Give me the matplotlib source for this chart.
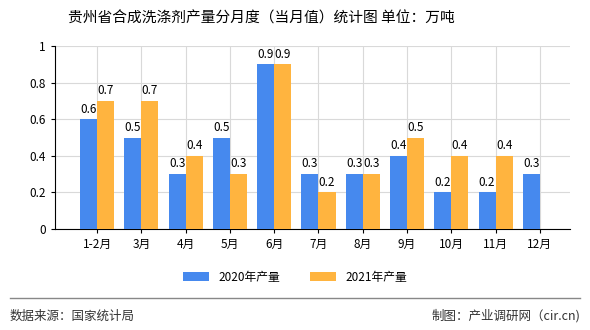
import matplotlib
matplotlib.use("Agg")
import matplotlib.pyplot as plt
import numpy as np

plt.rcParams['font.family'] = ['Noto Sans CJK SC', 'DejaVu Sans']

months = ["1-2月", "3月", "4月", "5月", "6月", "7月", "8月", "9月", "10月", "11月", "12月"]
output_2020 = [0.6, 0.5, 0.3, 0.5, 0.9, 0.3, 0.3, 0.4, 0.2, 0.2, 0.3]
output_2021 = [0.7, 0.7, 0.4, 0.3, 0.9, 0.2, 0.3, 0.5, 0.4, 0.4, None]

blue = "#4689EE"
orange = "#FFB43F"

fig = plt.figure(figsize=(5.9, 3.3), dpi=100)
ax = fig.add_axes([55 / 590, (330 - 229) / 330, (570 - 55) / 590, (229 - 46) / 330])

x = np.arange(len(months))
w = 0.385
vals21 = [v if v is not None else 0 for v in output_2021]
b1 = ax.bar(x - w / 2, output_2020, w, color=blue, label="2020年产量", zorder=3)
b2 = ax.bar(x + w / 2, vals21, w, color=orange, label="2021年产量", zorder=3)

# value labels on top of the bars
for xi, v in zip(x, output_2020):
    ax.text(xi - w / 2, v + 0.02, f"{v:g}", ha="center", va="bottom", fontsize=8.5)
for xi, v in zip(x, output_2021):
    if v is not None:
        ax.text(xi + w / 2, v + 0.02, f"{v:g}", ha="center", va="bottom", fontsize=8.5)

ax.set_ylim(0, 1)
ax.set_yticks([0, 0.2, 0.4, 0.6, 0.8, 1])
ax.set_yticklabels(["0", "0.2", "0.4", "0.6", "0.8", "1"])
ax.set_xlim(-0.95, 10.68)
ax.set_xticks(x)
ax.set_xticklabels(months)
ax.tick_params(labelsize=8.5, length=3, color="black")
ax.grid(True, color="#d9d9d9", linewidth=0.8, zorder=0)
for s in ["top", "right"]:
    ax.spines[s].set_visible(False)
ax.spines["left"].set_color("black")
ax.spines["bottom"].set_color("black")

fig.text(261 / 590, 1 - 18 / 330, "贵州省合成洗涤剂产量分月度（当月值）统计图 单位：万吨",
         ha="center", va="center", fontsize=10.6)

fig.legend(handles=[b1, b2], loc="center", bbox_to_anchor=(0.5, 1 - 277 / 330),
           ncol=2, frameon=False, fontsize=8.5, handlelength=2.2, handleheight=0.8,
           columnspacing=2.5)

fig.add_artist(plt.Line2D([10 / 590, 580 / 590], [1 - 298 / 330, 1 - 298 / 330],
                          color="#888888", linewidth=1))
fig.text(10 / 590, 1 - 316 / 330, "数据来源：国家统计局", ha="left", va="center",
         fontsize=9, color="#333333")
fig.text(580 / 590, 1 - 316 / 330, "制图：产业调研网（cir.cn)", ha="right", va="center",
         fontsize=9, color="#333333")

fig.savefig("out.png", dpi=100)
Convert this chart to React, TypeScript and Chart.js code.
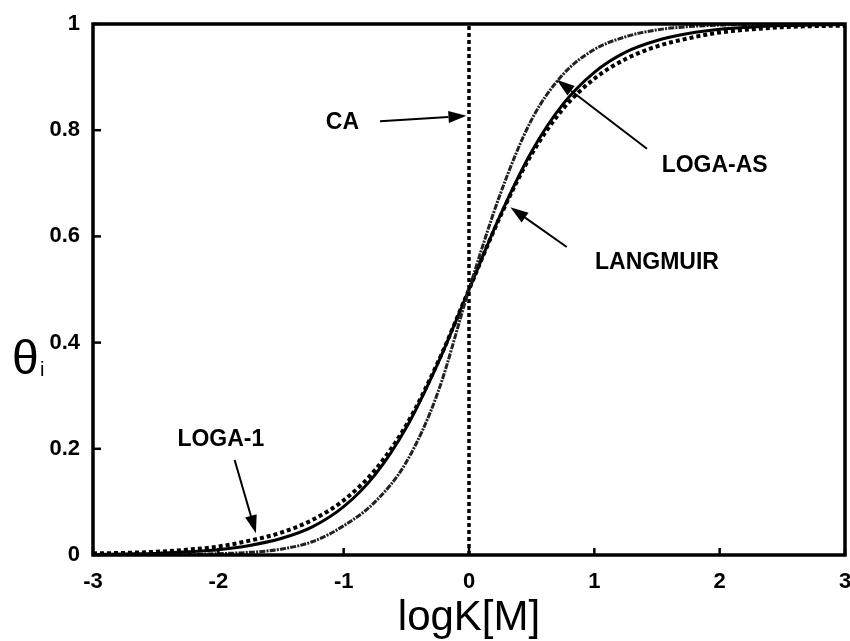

--- Aim ---
Make an exact copy of every record, pictures excluded.

--- Result of this task ---
Give me the matplotlib source for this chart.
import matplotlib
matplotlib.use("Agg")
import matplotlib.pyplot as plt
import numpy as np

plt.rcParams['font.family'] = ['Noto Sans CJK SC', 'DejaVu Sans']

months = ["1-2月", "3月", "4月", "5月", "6月", "7月", "8月", "9月", "10月", "11月", "12月"]
output_2020 = [0.6, 0.5, 0.3, 0.5, 0.9, 0.3, 0.3, 0.4, 0.2, 0.2, 0.3]
output_2021 = [0.7, 0.7, 0.4, 0.3, 0.9, 0.2, 0.3, 0.5, 0.4, 0.4, None]

blue = "#4689EE"
orange = "#FFB43F"

fig = plt.figure(figsize=(5.9, 3.3), dpi=100)
ax = fig.add_axes([55 / 590, (330 - 229) / 330, (570 - 55) / 590, (229 - 46) / 330])

x = np.arange(len(months))
w = 0.385
vals21 = [v if v is not None else 0 for v in output_2021]
b1 = ax.bar(x - w / 2, output_2020, w, color=blue, label="2020年产量", zorder=3)
b2 = ax.bar(x + w / 2, vals21, w, color=orange, label="2021年产量", zorder=3)

# value labels on top of the bars
for xi, v in zip(x, output_2020):
    ax.text(xi - w / 2, v + 0.02, f"{v:g}", ha="center", va="bottom", fontsize=8.5)
for xi, v in zip(x, output_2021):
    if v is not None:
        ax.text(xi + w / 2, v + 0.02, f"{v:g}", ha="center", va="bottom", fontsize=8.5)

ax.set_ylim(0, 1)
ax.set_yticks([0, 0.2, 0.4, 0.6, 0.8, 1])
ax.set_yticklabels(["0", "0.2", "0.4", "0.6", "0.8", "1"])
ax.set_xlim(-0.95, 10.68)
ax.set_xticks(x)
ax.set_xticklabels(months)
ax.tick_params(labelsize=8.5, length=3, color="black")
ax.grid(True, color="#d9d9d9", linewidth=0.8, zorder=0)
for s in ["top", "right"]:
    ax.spines[s].set_visible(False)
ax.spines["left"].set_color("black")
ax.spines["bottom"].set_color("black")

fig.text(261 / 590, 1 - 18 / 330, "贵州省合成洗涤剂产量分月度（当月值）统计图 单位：万吨",
         ha="center", va="center", fontsize=10.6)

fig.legend(handles=[b1, b2], loc="center", bbox_to_anchor=(0.5, 1 - 277 / 330),
           ncol=2, frameon=False, fontsize=8.5, handlelength=2.2, handleheight=0.8,
           columnspacing=2.5)

fig.add_artist(plt.Line2D([10 / 590, 580 / 590], [1 - 298 / 330, 1 - 298 / 330],
                          color="#888888", linewidth=1))
fig.text(10 / 590, 1 - 316 / 330, "数据来源：国家统计局", ha="left", va="center",
         fontsize=9, color="#333333")
fig.text(580 / 590, 1 - 316 / 330, "制图：产业调研网（cir.cn)", ha="right", va="center",
         fontsize=9, color="#333333")

fig.savefig("out.png", dpi=100)
Convert this chart to React, TypeScript and Chart.js code.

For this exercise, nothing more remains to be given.